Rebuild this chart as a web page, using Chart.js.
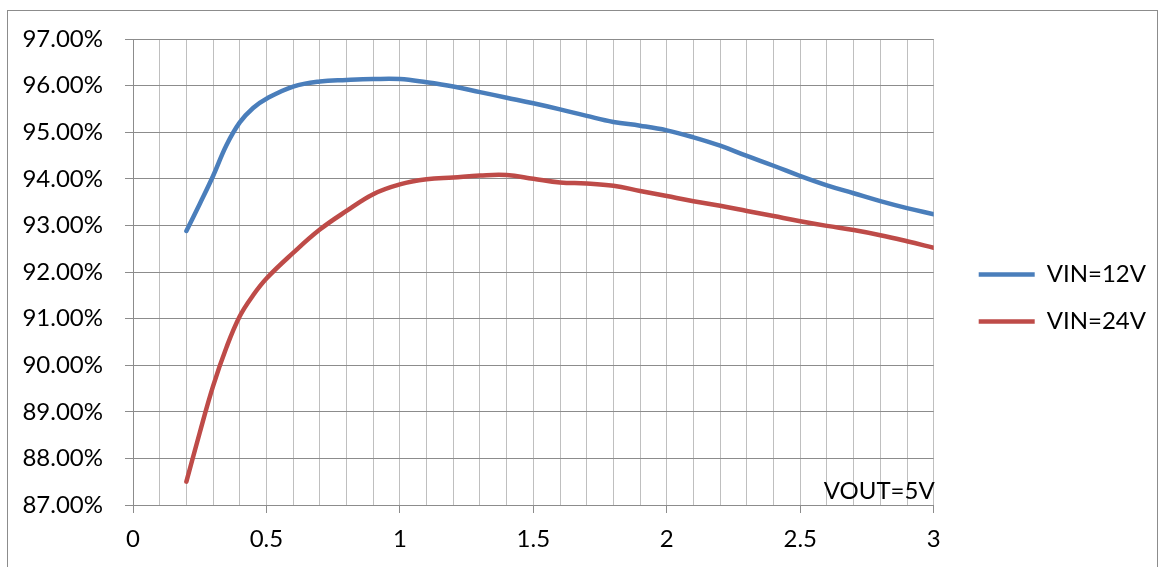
<!DOCTYPE html>
<html lang="en">
<head>
  <meta charset="UTF-8">
  <title>VOUT=5V efficiency</title>
  <script src="https://cdn.jsdelivr.net/npm/chart.js"></script>
  <style>
    html, body {
      margin: 0;
      padding: 0;
      background-color: #fff;
    }

    .wrap {
      position: relative;
      width: 1159px;
      height: 567px;
    }
  </style>
</head>
<body>
  <div class="wrap">
    <canvas id="effChart" width="1159" height="567"></canvas>
  </div>

  <script>
    // output current (A) and efficiency (%)
    var loadCurrent = [0.2, 0.25, 0.3, 0.35, 0.4, 0.45, 0.5, 0.6, 0.7, 0.8, 0.9, 1.0, 1.1, 1.2, 1.3, 1.4, 1.5,
                       1.6, 1.7, 1.8, 1.9, 2.0, 2.1, 2.2, 2.3, 2.4, 2.5, 2.6, 2.7, 2.8, 2.9, 3.0];
    var vin12 = [92.88, 93.46, 94.06, 94.72, 95.21, 95.52, 95.72, 95.98, 96.09, 96.12, 96.14, 96.14, 96.07, 95.98, 95.86, 95.74, 95.62,
                 95.49, 95.35, 95.22, 95.14, 95.04, 94.89, 94.71, 94.49, 94.28, 94.06, 93.86, 93.69, 93.52, 93.37, 93.24];
    var vin24 = [87.50, 88.55, 89.55, 90.38, 91.05, 91.50, 91.86, 92.41, 92.91, 93.31, 93.67, 93.88, 93.99, 94.03, 94.07, 94.08, 94.00,
                 93.92, 93.90, 93.85, 93.74, 93.63, 93.52, 93.42, 93.31, 93.20, 93.09, 92.99, 92.90, 92.79, 92.66, 92.52];
    var seriesNames = ['VIN=12V', 'VIN=24V'];
    var noteText = 'VOUT=5V';

    function toPoints(ys) {
      return loadCurrent.map(function(x, i) { return { x: x, y: ys[i] }; });
    }

    var fontFamily = 'Lato, "Open Sans", sans-serif';

    // outer frame and the VOUT note
    var decor = {
      id: 'decor',
      beforeDraw: function(chart) {
        var c = chart.ctx;
        c.save();
        c.strokeStyle = '#8c8c8c';
        c.lineWidth = 1;
        c.strokeRect(7.5, 10.5, 1150, 600);
        c.restore();
      },
      afterDatasetsDraw: function(chart) {
        var c = chart.ctx;
        var a = chart.chartArea;
        c.save();
        c.fillStyle = '#000';
        c.font = '24px ' + fontFamily;
        c.textAlign = 'right';
        c.textBaseline = 'alphabetic';
        c.fillText(noteText, a.right + 1, a.bottom - 6);
        c.restore();
      }
    };

    var ctx = document.getElementById('effChart').getContext('2d');
    var effChart = new Chart(ctx, {
      type: 'line',
      data: {
        datasets: [
          {
            label: seriesNames[0],
            data: toPoints(vin12),
            borderColor: '#4A7EBB',
            backgroundColor: '#4A7EBB',
            borderWidth: 4.5,
            borderCapStyle: 'round',
            pointRadius: 0,
            tension: 0.4,
            fill: false
          },
          {
            label: seriesNames[1],
            data: toPoints(vin24),
            borderColor: '#BE4B48',
            backgroundColor: '#BE4B48',
            borderWidth: 4.5,
            borderCapStyle: 'round',
            pointRadius: 0,
            tension: 0.4,
            fill: false
          }
        ]
      },
      options: {
        responsive: false,
        animation: false,
        layout: {
          padding: { left: 23, top: 39, right: 3, bottom: 10 }
        },
        scales: {
          x: {
            type: 'linear',
            min: 0,
            max: 3,
            border: { color: '#8c8c8c', width: 1 },
            grid: {
              color: '#bfbfbf',
              lineWidth: 1,
              tickLength: 8,
              tickColor: function(c) {
                var v = c.tick ? c.tick.value : 0;
                return Math.abs(v * 2 - Math.round(v * 2)) < 1e-6 ? '#8c8c8c' : 'rgba(0,0,0,0)';
              }
            },
            ticks: {
              stepSize: 0.1,
              autoSkip: false,
              maxRotation: 0,
              padding: 12,
              color: '#000',
              font: { family: fontFamily, size: 24 },
              callback: function(v) {
                if (Math.abs(v * 2 - Math.round(v * 2)) < 1e-6) {
                  return String(Math.round(v * 10) / 10);
                }
                return '';
              }
            },
            afterFit: function(scale) { scale.height = 52; }
          },
          y: {
            min: 87,
            max: 97,
            border: { color: '#8c8c8c', width: 1 },
            grid: {
              color: '#8c8c8c',
              lineWidth: 1,
              tickLength: 8,
              tickColor: '#8c8c8c'
            },
            ticks: {
              stepSize: 1,
              padding: 22,
              color: '#000',
              font: { family: fontFamily, size: 24 },
              callback: function(v) { return v.toFixed(2) + '%'; }
            },
            afterFit: function(scale) { scale.width = 110; }
          },
          // hidden spacer between the plot and the legend
          gap: {
            type: 'linear',
            position: 'right',
            display: false,
            afterFit: function(scale) { scale.width = 22; }
          }
        },
        plugins: {
          legend: {
            position: 'right',
            labels: {
              usePointStyle: true,
              pointStyle: 'line',
              pointStyleWidth: 56,
              boxHeight: 4,
              padding: 23,
              color: '#000',
              font: { family: fontFamily, size: 24 }
            }
          },
          tooltip: { enabled: false }
        }
      },
      plugins: [decor]
    });
  </script>
</body>
</html>
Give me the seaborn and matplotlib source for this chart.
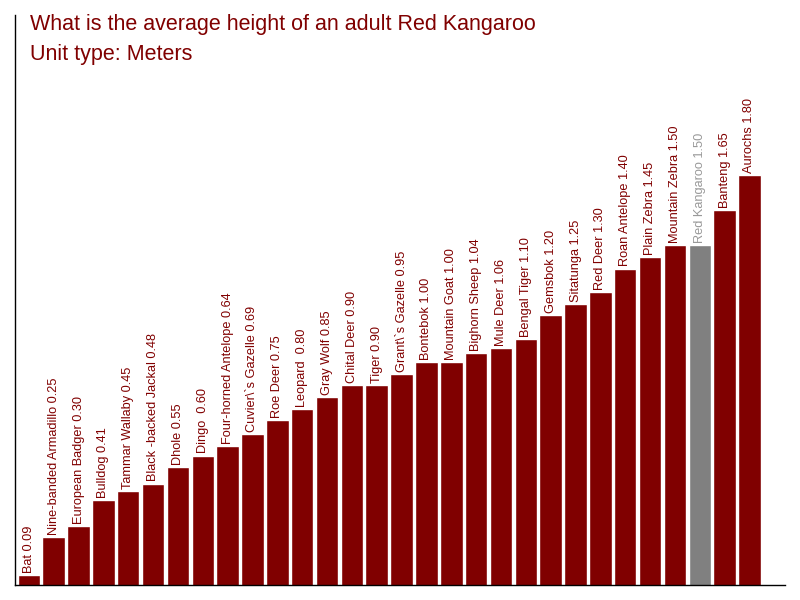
import matplotlib
matplotlib.use("Agg")
import matplotlib.pyplot as plt
import seaborn as sns
import pandas as pd

names = ["Bat", "Nine-banded Armadillo", "European Badger", "Bulldog", "Tammar Wallaby",
         "Black -backed Jackal", "Dhole", "Dingo ", "Four-horned Antelope", "Cuvier\\`s Gazelle",
         "Roe Deer", "Leopard ", "Gray Wolf", "Chital Deer", "Tiger", "Grant\\`s Gazelle",
         "Bontebok", "Mountain Goat", "Bighorn Sheep", "Mule Deer", "Bengal Tiger", "Gemsbok",
         "Sitatunga", "Red Deer", "Roan Antelope", "Plain Zebra", "Mountain Zebra",
         "Red Kangaroo", "Banteng", "Aurochs"]
heights = [0.09, 0.25, 0.30, 0.41, 0.45, 0.48, 0.55, 0.60, 0.64, 0.69, 0.75, 0.80, 0.85,
           0.90, 0.90, 0.95, 1.00, 1.00, 1.04, 1.06, 1.10, 1.20, 1.25, 1.30, 1.40, 1.45,
           1.50, 1.50, 1.65, 1.80]
highlight = "Red Kangaroo"
title_lines = ["What is the average height of an adult Red Kangaroo", "Unit type: Meters"]

DARK = "#800000"
GRAY = "#808080"

df = pd.DataFrame({"name": names, "height": heights})
df["group"] = ["hl" if n == highlight else "base" for n in names]

sns.set_style("white")
plt.rcParams["font.family"] = ["Liberation Sans", "DejaVu Sans"]

fig = plt.figure(figsize=(8, 6), dpi=100)
ax = fig.add_axes([15/800, 15/600, 770/800, 570/600])

sns.barplot(data=df, x="name", y="height", hue="group", order=names,
            palette={"base": DARK, "hl": GRAY}, width=0.905, dodge=False,
            legend=False, ax=ax, saturation=1)

for i, (n, h) in enumerate(zip(names, heights)):
    col = "#999999" if n == highlight else DARK
    ax.annotate(f"{n} {h:.2f}", xy=(i, h), xytext=(0, 1.5), textcoords="offset points",
                rotation=90, ha="center", va="bottom", fontsize=9.2, color=col)

ax.set_xlim(-0.557, 30.43)
ax.set_ylim(0.046, 2.485)
ax.set_xticks([])
ax.set_yticks([])
ax.set_xlabel("")
ax.set_ylabel("")
for s in ["top", "right"]:
    ax.spines[s].set_visible(False)
for s in ["left", "bottom"]:
    ax.spines[s].set_color("black")
    ax.spines[s].set_linewidth(1)

fig.text(30/800, 1 - 30/600, title_lines[0], color=DARK, fontsize=15.5, va="baseline", ha="left")
fig.text(30/800, 1 - 60/600, title_lines[1], color=DARK, fontsize=15.5, va="baseline", ha="left")

fig.savefig("out.png", dpi=100)
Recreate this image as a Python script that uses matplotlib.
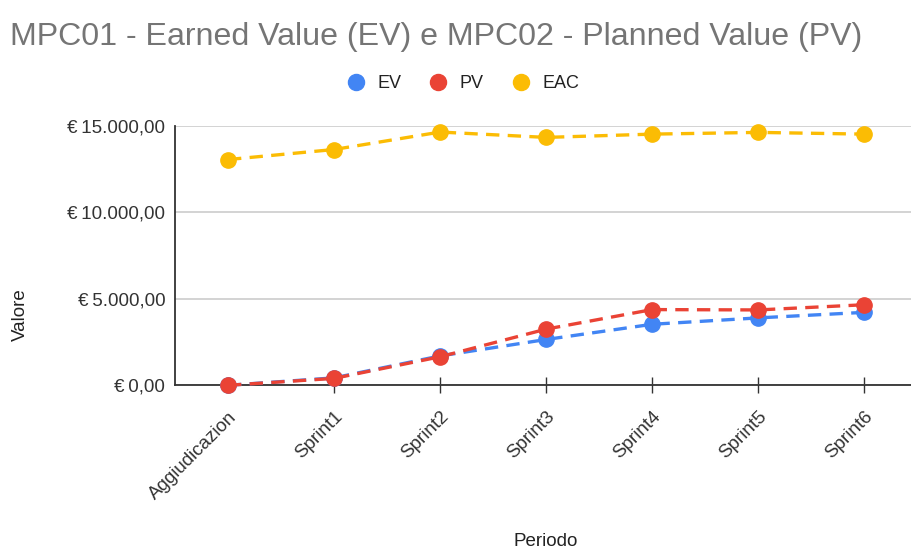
import numpy as np
import matplotlib.pyplot as plt
from matplotlib.ticker import FuncFormatter

# data
periods = ['Aggiudicazion', 'Sprint1', 'Sprint2', 'Sprint3', 'Sprint4', 'Sprint5', 'Sprint6']
ev = [0, 430, 1700, 2650, 3530, 3900, 4220]
pv = [0, 400, 1650, 3250, 4380, 4360, 4660]
eac = [13060, 13640, 14650, 14340, 14530, 14630, 14530]
y_ticks = [0, 5000, 10000, 15000]

plt.rcParams['font.family'] = ['Liberation Sans', 'DejaVu Sans']

fig = plt.figure(figsize=(9.11, 5.5), dpi=100)
ax = fig.add_axes([175/911, 1 - 385.3/550, 1 - 175/911, (385.3 - 126)/550])

x = np.arange(len(periods))
series = [('EV', ev, '#4285F4'), ('PV', pv, '#EA4335'), ('EAC', eac, '#FBBC04')]
for name, vals, col in series:
    ax.plot(x, vals, color=col, lw=2.4, ls=(0, (4, 2.5)), marker='o', ms=11,
            mec=col, label=name, clip_on=False, zorder=3)

def euro(v, pos):
    s = f'{v:,.2f}'.replace(',', 'X').replace('.', ',').replace('X', '.')
    return '€\u2009' + s

ax.set_ylim(0, 15000)
ax.set_yticks(y_ticks)
ax.yaxis.set_major_formatter(FuncFormatter(euro))
ax.set_xlim(-0.5, (911 - 228.3) / 106)
ax.set_xticks(x)
ax.set_xticklabels(periods, rotation=45, ha='right', rotation_mode='anchor')

ax.grid(axis='y', color='#cccccc', lw=1.2)
ax.set_axisbelow(True)
for s in ['top', 'right']:
    ax.spines[s].set_visible(False)
ax.spines['left'].set_color('#333333')
ax.spines['bottom'].set_color('#333333')
ax.spines['left'].set_linewidth(1.3)
ax.spines['bottom'].set_linewidth(1.3)
ax.tick_params(axis='y', length=0, pad=7, labelsize=13.5, labelcolor='#333333')
ax.tick_params(axis='x', direction='inout', length=11, width=1, color='#333333',
               pad=11, labelsize=13.5, labelcolor='#333333')

fig.text(0.011, 1 - 37/550, 'MPC01 - Earned Value (EV) e MPC02 - Planned Value (PV)',
         fontsize=23.1, color='#757575', va='center', ha='left')
fig.text(20/911, 1 - 315/550, 'Valore', rotation=90, fontsize=13.5, color='#222222',
         va='center', ha='center')
fig.text(546/911, 1 - 541/550, 'Periodo', fontsize=13.5, color='#222222',
         va='center', ha='center')

leg = fig.legend(loc='center', bbox_to_anchor=(463/911, 1 - 84/550), ncol=3, frameon=False,
                 fontsize=13, handlelength=1, handletextpad=0.7, columnspacing=1.55,
                 markerscale=1.05)
for h in leg.legend_handles:
    h.set_linestyle('none')
for t in leg.get_texts():
    t.set_color('#222222')

fig.savefig('out.png', dpi=100)
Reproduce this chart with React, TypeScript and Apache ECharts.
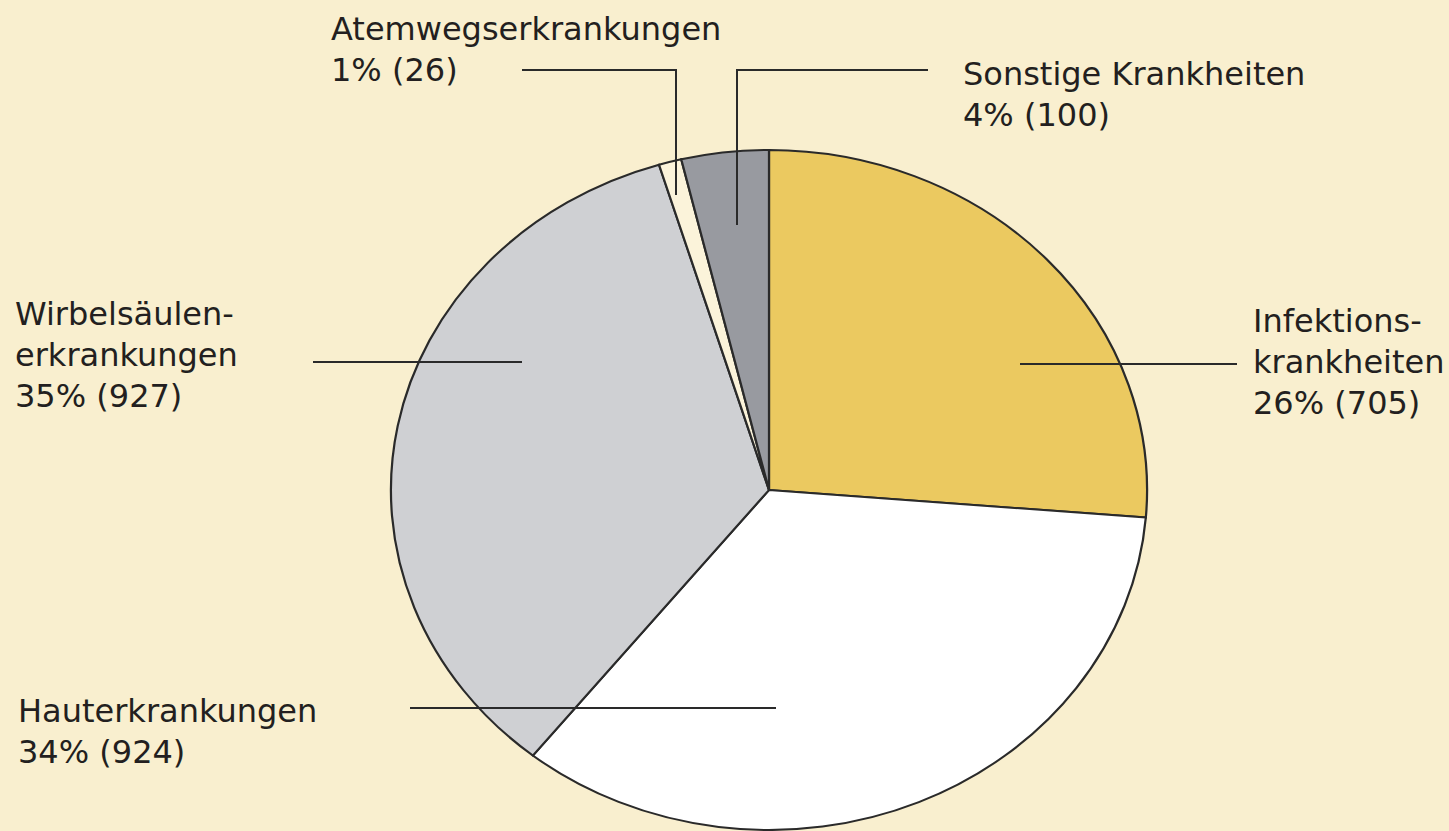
import React, { useEffect, useRef } from "react";
import * as echarts from "echarts";

const categories = [
  "Infektionskrankheiten",
  "Hauterkrankungen",
  "Wirbelsäulenerkrankungen",
  "Atemwegserkrankungen",
  "Sonstige Krankheiten",
];
const labelNames = [
  "Infektions-\nkrankheiten",
  "Hauterkrankungen",
  "Wirbelsäulen-\nerkrankungen",
  "Atemwegserkrankungen",
  "Sonstige Krankheiten",
];
const values = [705, 924, 927, 26, 100];
const percents = [26, 34, 35, 1, 4];

const sliceColors = ["#EBC960", "#FFFFFF", "#CFD0D3", "#FBF3DA", "#989AA0"];

// label layout (positions only)
const labelPos = [
  [1253, 300],
  [18, 690],
  [15, 293],
  [331, 8],
  [963, 53],
];
const leaderLines = [
  [[1020, 364], [1237, 364]],
  [[410, 708], [776, 708]],
  [[313, 362], [522, 362]],
  [[522, 70], [676, 70], [676, 195]],
  [[928, 70], [737, 70], [737, 225]],
];

const CX = 769;
const CY = 490;
const RY = 340;
const SX = 378 / 340;

export default function App() {
  const ref = useRef<HTMLDivElement>(null);
  useEffect(() => {
    document.body.style.margin = "0";
    const chart = echarts.init(ref.current!, null, { renderer: "svg" });
    const total = values.reduce((a, b) => a + b, 0);
    const font = "'DejaVu Sans', sans-serif";
    const graphics: any[] = [];
    leaderLines.forEach((pts) => {
      graphics.push({
        type: "polyline",
        z: 10,
        shape: { points: pts },
        style: { stroke: "#2a2a2a", lineWidth: 2, fill: null },
      });
    });
    labelNames.forEach((n, i) => {
      graphics.push({
        type: "text",
        z: 10,
        x: labelPos[i][0],
        y: labelPos[i][1],
        style: {
          text: `${n}\n${percents[i]}% (${values[i]})`,
          font: `32px ${font}`,
          fill: "#231F20",
          lineHeight: 41,
          textVerticalAlign: "top",
        },
      });
    });
    chart.setOption({
      animation: false,
      backgroundColor: "#F9EFCF",
      graphic: graphics,
      series: [
        {
          type: "custom",
          coordinateSystem: "none",
          data: values.map((v, i) => ({ name: categories[i], value: v })),
          renderItem: (params: any) => {
            const i = params.dataIndex;
            let cum = 0;
            for (let k = 0; k < i; k++) cum += values[k];
            const a0 = -Math.PI / 2 + (cum / total) * Math.PI * 2;
            const a1 = -Math.PI / 2 + ((cum + values[i]) / total) * Math.PI * 2;
            return {
              type: "sector",
              x: CX,
              y: CY,
              scaleX: SX,
              shape: { cx: 0, cy: 0, r: RY, r0: 0, startAngle: a0, endAngle: a1, clockwise: true },
              style: {
                fill: sliceColors[i],
                stroke: "#2a2a2a",
                lineWidth: 2,
                strokeNoScale: true,
              },
            };
          },
        },
      ],
    });
    return () => chart.dispose();
  }, []);
  return (
    <div
      ref={ref}
      style={{ position: "fixed", left: 0, top: 0, width: 1449, height: 831 }}
    />
  );
}
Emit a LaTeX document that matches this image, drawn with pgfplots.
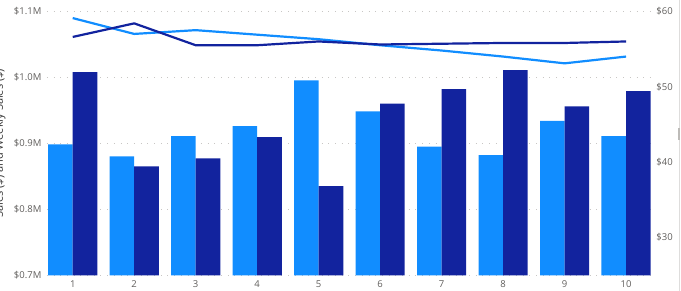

○ ○ ○ ○

▶ Work instructions: Above are records with pictures. Reproduce exactly only the lines from the line with "Reproduce this chart" through the line with "const percents = [26, 34, 35, 1, 4];", both ends included, and leave the pictures out.

▶ The output:
Reproduce this chart with React, TypeScript and Apache ECharts.
import React, { useEffect, useRef } from "react";
import * as echarts from "echarts";

const categories = [
  "Infektionskrankheiten",
  "Hauterkrankungen",
  "Wirbelsäulenerkrankungen",
  "Atemwegserkrankungen",
  "Sonstige Krankheiten",
];
const labelNames = [
  "Infektions-\nkrankheiten",
  "Hauterkrankungen",
  "Wirbelsäulen-\nerkrankungen",
  "Atemwegserkrankungen",
  "Sonstige Krankheiten",
];
const values = [705, 924, 927, 26, 100];
const percents = [26, 34, 35, 1, 4];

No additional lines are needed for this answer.